Rowing has provided me with a constant and dependable structure for the last 8 years of my life; I knew that every year I would have to train for 10+ months with the goal of getting as fit as possible and racing in the spring. Whether the season was filled with success or disappointment, it was always filled with fulfillment. So much of my life has been aimed towards competing and achieving something every spring, but now there is no spring. It was supposed to be the perfectly imperfect culmination to my 8 years of rowing, and my 4 years with the Dartmouth Lights. I was looking forward to one last trip to Big Fatty’s in Clemson, one last bus ride bantering with the boys, one last race repping the Big Green, I was even looking forward to one last post-weigh-in Pedialyte.
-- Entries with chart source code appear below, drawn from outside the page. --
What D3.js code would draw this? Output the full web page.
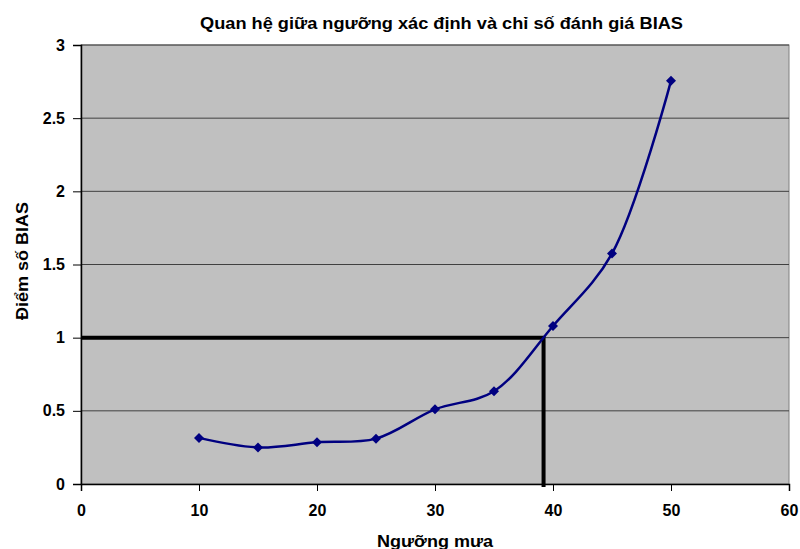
<!DOCTYPE html>
<html><head><meta charset="utf-8">
<script src="https://cdn.jsdelivr.net/npm/d3@7"></script>
<style>body{margin:0;background:#fff;}text{font-family:"Liberation Sans",Arial,sans-serif;font-weight:bold;}</style>
</head><body>
<svg id="c" width="800" height="549"></svg>
<script>
const thresholds = [10, 15, 20, 25, 30, 35, 40, 45, 50];
const biasValues = [0.315, 0.25, 0.285, 0.31, 0.51, 0.634, 1.08, 1.575, 2.755];
const xTicks = [0, 10, 20, 30, 40, 50, 60];
const yTicks = [0, 0.5, 1, 1.5, 2, 2.5, 3];
const refX = 39.2, refY = 1;
const title = "Quan hệ giữa ngưỡng xác định và chỉ số đánh giá BIAS";
const xLabel = "Ngưỡng mưa";
const yLabel = "Điểm số BIAS";

const svg = d3.select("#c");
const L = 81, R = 789, T = 45, B = 484;
const x = d3.scaleLinear().domain([0, 60]).range([L, R]);
const y = d3.scaleLinear().domain([0, 3]).range([B, T]);

svg.append("rect").attr("x", L).attr("y", T).attr("width", R - L).attr("height", B - T)
  .attr("fill", "#c0c0c0").attr("stroke", "#808080").attr("stroke-width", 1);

svg.append("g").selectAll("line").data(yTicks.filter(d => d > 0)).join("line")
  .attr("x1", L).attr("x2", R).attr("y1", d => y(d)).attr("y2", d => y(d))
  .attr("stroke", "#404040").attr("stroke-width", 1);

const xa = svg.append("g").attr("transform", `translate(0,${B})`)
  .call(d3.axisBottom(x).tickValues(xTicks).tickSize(7).tickPadding(14).tickFormat(d3.format("d")));
const ya = svg.append("g").attr("transform", `translate(${L},0)`)
  .call(d3.axisLeft(y).tickValues(yTicks).tickSize(8).tickPadding(8).tickFormat(d => String(d)));
[xa, ya].forEach(a => {
  a.selectAll("path").attr("stroke", "#000").attr("stroke-width", 1.5);
  a.selectAll("line").attr("stroke", "#000");
  a.selectAll("text").attr("font-size", 16).attr("font-weight", "bold").attr("fill", "#000")
    .attr("font-family", "'Liberation Sans', Arial, sans-serif");
});

// reference lines
svg.append("path")
  .attr("d", `M${x(0)},${y(refY)} L${x(refX)},${y(refY)} L${x(refX)},${y(0) + 3}`)
  .attr("fill", "none").attr("stroke", "#000").attr("stroke-width", 4);

const data = thresholds.map((t, i) => [t, biasValues[i]]);
svg.append("path").datum(data)
  .attr("d", d3.line().x(d => x(d[0])).y(d => y(d[1])).curve(d3.curveCatmullRom.alpha(0.5)))
  .attr("fill", "none").attr("stroke", "#000080").attr("stroke-width", 2.5);

svg.append("g").selectAll("path").data(data).join("path")
  .attr("d", d3.symbol(d3.symbolSquare, 50))
  .attr("transform", d => `translate(${x(d[0])},${y(d[1])}) rotate(45)`)
  .attr("fill", "#000080");

svg.append("text").attr("x", 441.5).attr("y", 29).attr("text-anchor", "middle")
  .attr("font-size", 16).attr("textLength", 483).attr("lengthAdjust", "spacingAndGlyphs").text(title);
svg.append("text").attr("x", 435).attr("y", 547).attr("text-anchor", "middle")
  .attr("font-size", 16).attr("textLength", 116).attr("lengthAdjust", "spacingAndGlyphs").text(xLabel);
svg.append("text").attr("transform", "translate(28,261) rotate(-90)").attr("text-anchor", "middle")
  .attr("font-size", 16).attr("textLength", 118).attr("lengthAdjust", "spacingAndGlyphs").text(yLabel);
</script>
</body></html>
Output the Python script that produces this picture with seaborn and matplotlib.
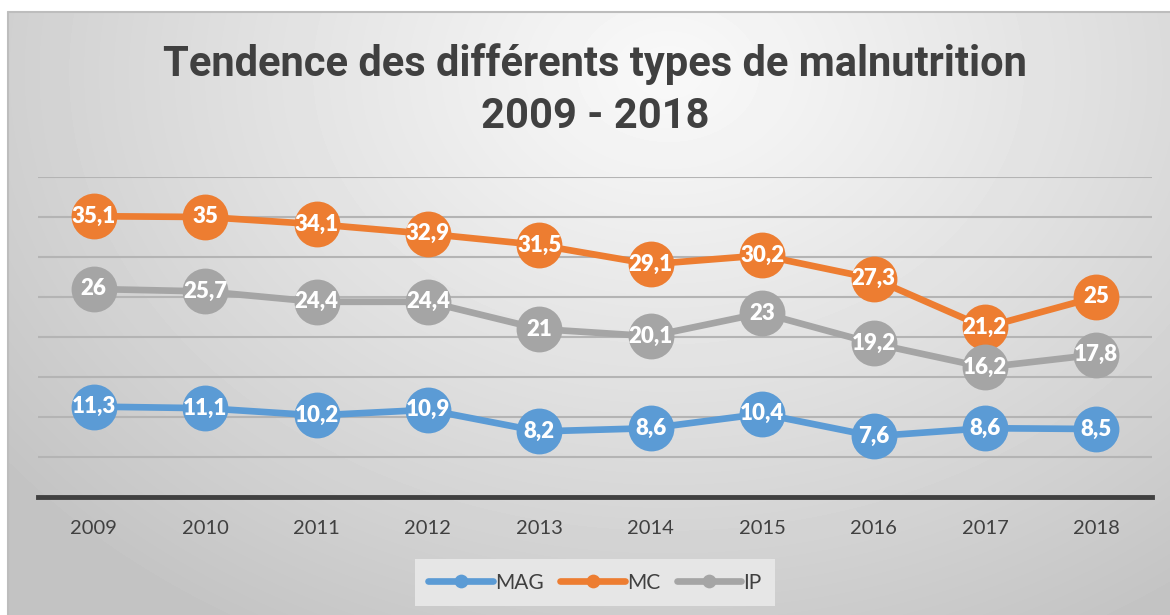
import matplotlib
matplotlib.use("Agg")
import matplotlib.pyplot as plt
import numpy as np
import pandas as pd
import seaborn as sns

# Data
years = ["2009", "2010", "2011", "2012", "2013", "2014", "2015", "2016", "2017", "2018"]
mag = [11.3, 11.1, 10.2, 10.9, 8.2, 8.6, 10.4, 7.6, 8.6, 8.5]
mc = [35.1, 35, 34.1, 32.9, 31.5, 29.1, 30.2, 27.3, 21.2, 25]
ip = [26, 25.7, 24.4, 24.4, 21, 20.1, 23, 19.2, 16.2, 17.8]
series_names = ["MAG", "MC", "IP"]
colors = {"MAG": "#5b9bd5", "MC": "#ed7d31", "IP": "#a5a5a5"}

df = pd.DataFrame({"year": years * 3,
                   "value": mag + mc + ip,
                   "serie": sum([[s] * len(years) for s in series_names], [])})

sns.set_style("white")
plt.rcParams["font.family"] = ["Lato", "DejaVu Sans"]

W, H = 1170, 615
fig = plt.figure(figsize=(W / 100, H / 100), dpi=100)

# background gradient (chart area)
bg = fig.add_axes([8 / W, 0, 1 - 8 / W, (H - 12) / H])
yy, xx = np.mgrid[0:603, 0:1162]
d = np.sqrt(((xx - 660) / 850.0) ** 2 + ((yy - 60) / 650.0) ** 2)
d = np.clip(d, 0, 1)
shade = 0.975 - 0.21 * d ** 1.1
bg.imshow(shade, cmap="gray", vmin=0, vmax=1, aspect="auto", interpolation="bilinear")
bg.set_axis_off()
fig.add_artist(plt.Line2D([8 / W, 8 / W], [0, (H - 12) / H], color="#bdbdbd", lw=1.5))
fig.add_artist(plt.Line2D([8 / W, 1], [(H - 12) / H, (H - 12) / H], color="#bdbdbd", lw=1.5))

ax = fig.add_axes([38 / W, (H - 497) / H, (1152 - 38) / W, (497 - 177) / H])
ax.patch.set_alpha(0)

sns.lineplot(data=df, x="year", y="value", hue="serie", palette=colors,
             hue_order=series_names, marker="o", markersize=33, lw=4.8,
             markeredgewidth=0, ax=ax, legend=True, sort=False)
for ln in ax.lines:
    ln.set_clip_on(False)

ax.set_ylim(0, 40)
ax.set_xlim(-0.5, len(years) - 0.5)
ax.set_yticks(np.arange(5, 41, 5))
ax.yaxis.grid(True, color="#b4b4b4", lw=1.5)
ax.set_axisbelow(True)
ax.tick_params(axis="y", left=False, labelleft=False)
ax.tick_params(axis="x", bottom=False, labelsize=14.5, labelcolor="#404040", pad=13)
for s in ["left", "right", "top"]:
    ax.spines[s].set_visible(False)
ax.spines["bottom"].set_color("#404040")
ax.spines["bottom"].set_linewidth(3.5)
ax.set_xlabel("")
ax.set_ylabel("")

for vals in [mag, mc, ip]:
    for i, v in enumerate(vals):
        ax.text(i, v, f"{v:g}".replace(".", ","), ha="center", va="center",
                color="white", fontsize=16, fontweight="heavy", zorder=10)

leg = ax.legend(loc="center", bbox_to_anchor=((595 - 38) / (1152 - 38), -0.268),
                ncol=3, frameon=True, fontsize=15, handlelength=3.1,
                columnspacing=0.8, handletextpad=0.1, markerscale=0.3,
                borderpad=0.65, borderaxespad=0)
leg.get_frame().set_facecolor("#e6e6e6")
leg.get_frame().set_edgecolor("none")
leg.get_frame().set_alpha(1)
leg.get_frame().set_boxstyle("square", pad=0)
for t in leg.get_texts():
    t.set_color("#404040")

title_font = ["Roboto", "Liberation Sans", "DejaVu Sans"]
fig.text(595 / W, 1 - 64 / H, "Tendence des différents types de malnutrition",
         ha="center", va="center", fontsize=30, fontweight="bold", color="#404040",
         family=title_font)
fig.text(595 / W, 1 - 116 / H, "2009 - 2018",
         ha="center", va="center", fontsize=30, fontweight="bold", color="#404040",
         family=title_font)

fig.savefig("out.png", dpi=100)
And most of all, I was looking forward to one last row on the Connecticut River with my brothers. 

Now I look ahead and all I see is uncertainty. I feel anxious, and I feel guilty for being anxious. Objectively and comparatively, my life is good, and yet I don’t feel good. Even though I know how lucky I am for my family’s health and for food on the table, I still feel frustrated. I spent so long looking ahead, excited for the experiences I was going to have this spring with all my friends and now they’re gone. It hurts not being able to make all the memories that I thought I would make in the place that has become my home and with the people that have become my family. That’s the issue with always looking forward to the future, I forgot to cherish so many of the little moments and opportunities that were around me everyday.”